When literacy spreads throughout a population, it locks the language down. Then mass media solidifies the morphology and phonetics, further slowing the process of change. Random drift still happens, but in very small steps. I will present one modest example below.

I have noticed a change in English, within the past ten years. Not just adding words induced by technology and culture, that doesn't interest me, but an actual change in morphology. Consider these two sentences from commercials. (Change happens in informal commercials first, then becomes established in the minds of Americans, then creeps into broadcast news and standard media outlets, then is solidified in print.)

“so you can feel better right away.” (Selling pills)

“to help you get your career started.” (selling online education)

That's how it would have sounded ten years ago, but not today. Consider the short words so and to. We replace the vowels oh and oo with the neutral schwa, then shorten the schwa until it is less than a tenth of a second long, almost imperceptible. That leaves only the consonant, which blends into the next word. Now it sounds like this.

“s'you can feel better right away.”

“t'help you get your career started.”

Listen to the commercials on radio or tv, you'll hear it, just a quick s or t, barely a schwa lasting milliseconds, and then into the next word. Eventually it will be codified in orthography, as shown above. Then you might see these sentences in respected news and science publications.


The traditional meaning, centuries old, is a verb, as in ‘I kissed a girl, and I liked it.’ Later it became a noun, as in my likes and dislikes. The facebook like button is derived from this, ‘How many likes did you get?’ So far so good, but then the millennials have to complicate things.

‘That was like the best restaurant I've ever been to.’ The addition of the word like means it may not have been the absolute best literally, it is approximately the best, one of the best, in the top 10. Replace like with approximately, ‘That was approximately the best restaurant I've ever been to.’ and the part of speech is obvious.
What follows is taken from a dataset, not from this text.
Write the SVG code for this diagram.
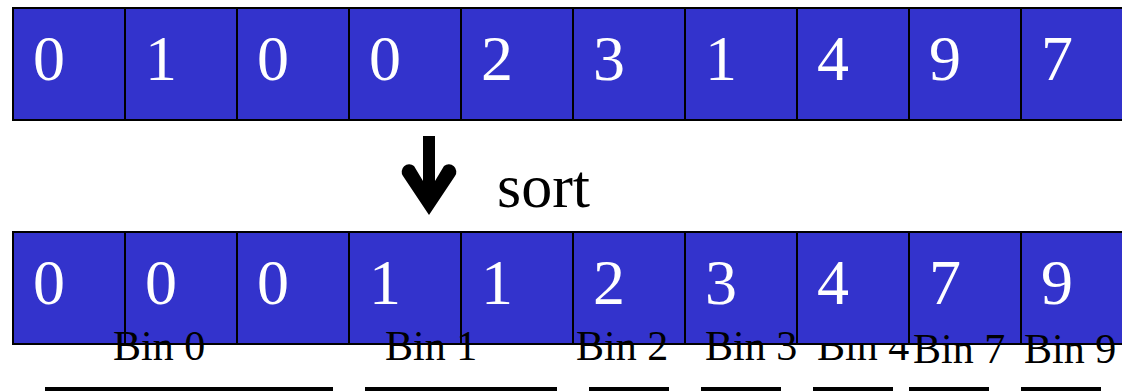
<svg xmlns="http://www.w3.org/2000/svg" width="1122" height="391" viewBox="0 0 1122 391">
<style>
.cell{fill:#3333CC;stroke:#000;stroke-width:2}
.dig{font-family:"Liberation Serif","Times New Roman",serif;font-size:64px;fill:#fff}
.bin{font-family:"Liberation Serif","Times New Roman",serif;font-size:42px;fill:#000}
.ul{stroke:#000;stroke-width:4}
.sort{font-family:"Liberation Serif","Times New Roman",serif;font-size:62px;fill:#000}
</style>
<rect width="1122" height="391" fill="#fff"/>
<g id="top-row">
<g id="t0"><rect class="cell" x="13" y="8" width="112" height="112"/><text class="dig" x="33" y="80">0</text></g>
<g id="t1"><rect class="cell" x="125" y="8" width="112" height="112"/><text class="dig" x="145" y="80">1</text></g>
<g id="t2"><rect class="cell" x="237" y="8" width="112" height="112"/><text class="dig" x="257" y="80">0</text></g>
<g id="t3"><rect class="cell" x="349" y="8" width="112" height="112"/><text class="dig" x="369" y="80">0</text></g>
<g id="t4"><rect class="cell" x="461" y="8" width="112" height="112"/><text class="dig" x="481" y="80">2</text></g>
<g id="t5"><rect class="cell" x="573" y="8" width="112" height="112"/><text class="dig" x="593" y="80">3</text></g>
<g id="t6"><rect class="cell" x="685" y="8" width="112" height="112"/><text class="dig" x="705" y="80">1</text></g>
<g id="t7"><rect class="cell" x="797" y="8" width="112" height="112"/><text class="dig" x="817" y="80">4</text></g>
<g id="t8"><rect class="cell" x="909" y="8" width="112" height="112"/><text class="dig" x="929" y="80">9</text></g>
<g id="t9"><rect class="cell" x="1021" y="8" width="112" height="112"/><text class="dig" x="1041" y="80">7</text></g>
</g>
<g id="connectors">
<path d="M429 215 L403 176 A7.5 7.5 0 0 1 414 166 L423 181 L423 136 L435 136 L435 181 L444 166 A7.5 7.5 0 0 1 455 176 Z" fill="#000"/>
</g>
<g id="sort-label"><text class="sort" x="497" y="207">sort</text></g>
<g id="bin4-label"><text class="bin" x="817" y="360">Bin 4</text></g>
<g id="bottom-row">
<g id="b0"><rect class="cell" x="13" y="232" width="112" height="112"/><text class="dig" x="33" y="304">0</text></g>
<g id="b1"><rect class="cell" x="125" y="232" width="112" height="112"/><text class="dig" x="145" y="304">0</text></g>
<g id="b2"><rect class="cell" x="237" y="232" width="112" height="112"/><text class="dig" x="257" y="304">0</text></g>
<g id="b3"><rect class="cell" x="349" y="232" width="112" height="112"/><text class="dig" x="369" y="304">1</text></g>
<g id="b4"><rect class="cell" x="461" y="232" width="112" height="112"/><text class="dig" x="481" y="304">1</text></g>
<g id="b5"><rect class="cell" x="573" y="232" width="112" height="112"/><text class="dig" x="593" y="304">2</text></g>
<g id="b6"><rect class="cell" x="685" y="232" width="112" height="112"/><text class="dig" x="705" y="304">3</text></g>
<g id="b7"><rect class="cell" x="797" y="232" width="112" height="112"/><text class="dig" x="817" y="304">4</text></g>
<g id="b8"><rect class="cell" x="909" y="232" width="112" height="112"/><text class="dig" x="929" y="304">7</text></g>
<g id="b9"><rect class="cell" x="1021" y="232" width="112" height="112"/><text class="dig" x="1041" y="304">9</text></g>
</g>
<g id="bins">
<g id="bin0"><text class="bin" x="113" y="360">Bin 0</text><line class="ul" x1="45" y1="389" x2="333" y2="389"/></g>
<g id="bin1"><text class="bin" x="385" y="360">Bin 1</text><line class="ul" x1="365" y1="389" x2="557" y2="389"/></g>
<g id="bin2"><text class="bin" x="576" y="360">Bin 2</text><line class="ul" x1="589" y1="389" x2="669" y2="389"/></g>
<g id="bin3"><text class="bin" x="705" y="360">Bin 3</text><line class="ul" x1="701" y1="389" x2="781" y2="389"/></g>
<g id="bin4"><line class="ul" x1="813" y1="389" x2="893" y2="389"/></g>
<g id="bin7"><text class="bin" x="913" y="363">Bin 7</text><line class="ul" x1="909" y1="389" x2="989" y2="389"/></g>
<g id="bin9"><text class="bin" x="1024" y="363">Bin 9</text><line class="ul" x1="1021" y1="389" x2="1101" y2="389"/></g>
</g>
</svg>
It's an adverb, modifying the adjective best.

That's pretty clear, but how about this one? ‘I'm like, what the hell are you doing!’

Perhaps "I'm like" could be replaced with I said approximately - not a direct quote, but words that are similar to these and convey similar emotions…

To get started, undo the contraction, "I'm like" = "I am like". Now I corresponds to I, the subject of the sentence, that's easy. somehow "am like" corresponds to "said approximately". Now if you think "am" and "said" correspond, then like = approximately and we're back to an adverb, but I'm not really comfortable equating "to say" and "to be". No, "am like" seems to be a verb phrase, like "had given" or "was going", but this time its "said approximately". If anything, am is the helping verb, which, by the way, was common in old English, and is still prevalent in German today. Recall the words of Handle's Messiah, ‘The kingdom of this world is become, the kingdom of our Lord and of his Christ.’ Today we would say ‘has become", but German still retains ‘is become", using to be for its intransitive verbs. (They use have for their transitive verbs.) And here's a Bible verse you probably know, KJV, circa 1600. ‘Old things are passed away: behold, all things are become new.’ Modern translations render the verse ‘have become new’. With all that in mind, it's reasonable to view am as the helping verb, whence like carries the essence of said. In other words, like becomes a past tense form of say. "am like" = "had said approximately".